L'eucalyptus, un félin assoiffé
© Ida Jarosova
La beauté des eucalyptus, qui figurent parmi les plus hauts arbres du monde, et leur parfaite adaptation dans les forêts méditerranéennes, sont souvent contrebalancées par leur tendance à appauvrir les sols, dont ils puisent l’eau en profondeur.
Ce sont des arbres fascinants et étranges, avec les reflets bleutés de leurs feuilles suintant d’une gomme azurée et les larges squames d’écorces qui les déshabillent lentement. En Tasmanie dont ils sont originaires, ils sont considérés comme des arbres sacrés, purificateurs. Ils ont d’ailleurs contribué à assainir les sols marécageux en Algérie et dans le midi de la France, où ils se sont acclimatés. Leurs gommes aromatiques étaient déjà utilisées par les aborigènes d’Australie. Chaque espèce d’eucalyptus possède ses propriétés spécifiques. Eucalyptus globulus est connu pour ses vertus nettoyantes de l’arbre bronchique. L’huile essentielle extraite de ses feuilles est largement utilisée en pharmacie pour soigner les voies respiratoires et soulager certaines douleurs rhumatismales. Pour les homéopathes, Eucalyptus globulus est utilisé dans les bronchites aux sécrétions abondantes et purulentes, mais aussi pour des affections digestives ou génitales avec les mêmes sécrétions. Il pourrait même aider dans la prise en charge de certains cancers. On le retrouve aussi indiqué dans des rhumatismes inflammatoires touchant préférentiellement les mains ou les doigts.

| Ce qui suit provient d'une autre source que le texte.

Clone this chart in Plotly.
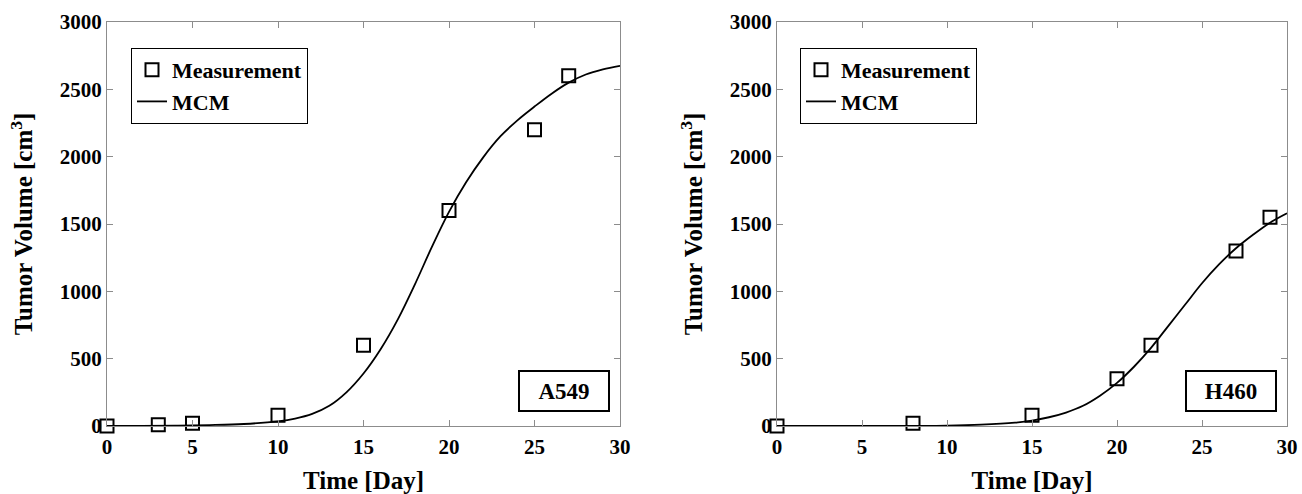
import plotly.graph_objects as go

# Measured tumor volumes
a549_days = [0, 3, 5, 10, 15, 20, 25, 27]
a549_volume = [0, 10, 20, 80, 600, 1600, 2200, 2600]

h460_days = [0, 8, 15, 20, 22, 27, 29]
h460_volume = [0, 20, 80, 350, 600, 1300, 1550]

# MCM model curves
a549_mcm_days = [0, 2, 4, 6, 8, 10, 11, 12, 13, 14, 15, 16, 17, 18, 19, 20,
                 21, 22, 23, 24, 25, 26, 27, 28, 29, 30]
a549_mcm_volume = [0, 1, 3, 7, 15, 35, 55, 90, 150, 250, 390, 570, 790, 1050,
                   1330, 1590, 1810, 1995, 2150, 2270, 2372, 2468, 2550, 2610,
                   2648, 2675]

h460_mcm_days = [0, 5, 8, 10, 12, 14, 15, 16, 17, 18, 19, 20, 21, 22, 23, 24,
                 25, 26, 27, 28, 29, 30]
h460_mcm_volume = [0, 0, 1, 3, 10, 25, 40, 65, 100, 150, 225, 320, 440, 580,
                   740, 900, 1060, 1200, 1320, 1420, 1510, 1580]

x_ticks = [0, 5, 10, 15, 20, 25, 30]
y_ticks = [0, 500, 1000, 1500, 2000, 2500, 3000]

FONT = "Liberation Serif"
AXIS_GREY = "#8c8c8c"

fig = go.Figure()

panels = [
    ("x", "y", "legend", a549_days, a549_volume, a549_mcm_days, a549_mcm_volume),
    ("x2", "y2", "legend2", h460_days, h460_volume, h460_mcm_days, h460_mcm_volume),
]
for xa, ya, lg, d, v, md, mv in panels:
    fig.add_trace(go.Scatter(
        x=d, y=v, mode="markers", name="Measurement", xaxis=xa, yaxis=ya,
        legend=lg, cliponaxis=False,
        marker=dict(symbol="square-open", size=13, color="black",
                    line=dict(width=2, color="black")),
    ))
    fig.add_trace(go.Scatter(
        x=md, y=mv, mode="lines", name="MCM", xaxis=xa, yaxis=ya,
        legend=lg, cliponaxis=False, line_shape="spline",
        line=dict(color="black", width=1.8),
    ))

tick_font = dict(family=FONT, size=21, color="black", weight="bold")
title_font = dict(family=FONT, size=25, color="black", weight="bold")
axis_common = dict(
    showline=True, linecolor=AXIS_GREY, linewidth=1.2, mirror="ticks",
    ticks="inside", ticklen=6, tickcolor=AXIS_GREY, tickwidth=1,
    showgrid=False, zeroline=False, tickfont=tick_font, automargin=False,
)
x_common = dict(range=[0, 30], tickvals=x_ticks, ticklabelstandoff=2,
                title=dict(text="Time [Day]", font=title_font, standoff=19),
                **axis_common)
y_common = dict(range=[0, 3000], tickvals=y_ticks,
                title=dict(text="Tumor Volume [cm<sup>3</sup>]", font=title_font, standoff=19),
                **axis_common)

ydom = [1 - 426 / 494, 1 - 22 / 494]
legend_style = dict(yanchor="top", xanchor="left", y=1 - 48 / 494,
                    bgcolor="white", bordercolor="black", borderwidth=1,
                    font=dict(family=FONT, size=22, color="black", weight="bold"),
                    tracegroupgap=0, itemwidth=30)

fig.update_layout(
    width=1302, height=494,
    margin=dict(l=0, r=0, t=0, b=0, autoexpand=False),
    paper_bgcolor="white", plot_bgcolor="white",
    font=dict(family=FONT, color="black"),
    xaxis=dict(domain=[107 / 1302, 620 / 1302], anchor="y", **x_common),
    yaxis=dict(domain=ydom, anchor="x", **y_common),
    xaxis2=dict(domain=[777 / 1302, 1287 / 1302], anchor="y2", **x_common),
    yaxis2=dict(domain=ydom, anchor="x2", **y_common),
    legend=dict(x=131 / 1302, **legend_style),
    legend2=dict(x=800 / 1302, **legend_style),
)

for xa, ya, label in [("x", "y", "A549"), ("x2", "y2", "H460")]:
    fig.add_annotation(
        x=0.89, y=0.087, xref=f"{xa} domain", yref=f"{ya} domain",
        xanchor="center", yanchor="middle", text=label, showarrow=False,
        font=dict(family=FONT, size=23, color="black", weight="bold"),
        bordercolor="black", borderwidth=2, borderpad=8, bgcolor="white",
        width=72, height=22,
    )

fig.write_html("out.html")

Le tableau mental qui peut guider les prescriptions des homéopathes dessine un personnage compétitif, agressif. Dans ses caricatures, il s’agit d’un prédateur toxique cherchant la faille chez son concurrent qu’il attaquera plutôt que d’aspirer à la collaboration… Bref, un félin ! Mais ce tableau outré ne fait que figurer des tendances, heureusement compensées par des valeurs sociales protectrices.
Les prédateurs sociaux, dont l’esprit de « gagne » se manifeste jusque dans leurs appétences sexuelles dominatrices et agressives, n’expriment ces défaillances que si l’entourage ne les retient pas, que si les normes reconnues leur laissent accroire une certaine complaisance. Alors, compensant leurs doutes existentiels par une soif de gloire et de victoires, ils lâchent les rênes de leurs animaux intérieurs dans une jungle humaine qui refait régulièrement surface au sein de nos sociétés policées.
J’aime trop cet arbre majestueux pour l’accuser de faciliter de telles dérives, mais sachant que celles-ci préexistent dans l’âme humaine, il est bon de rappeler les garde-fous que nos ancêtres ont patiemment érigés pour nous en protéger : « liberté, égalité, fraternité ». Des valeurs fortes pour assécher les marécages de la prédation.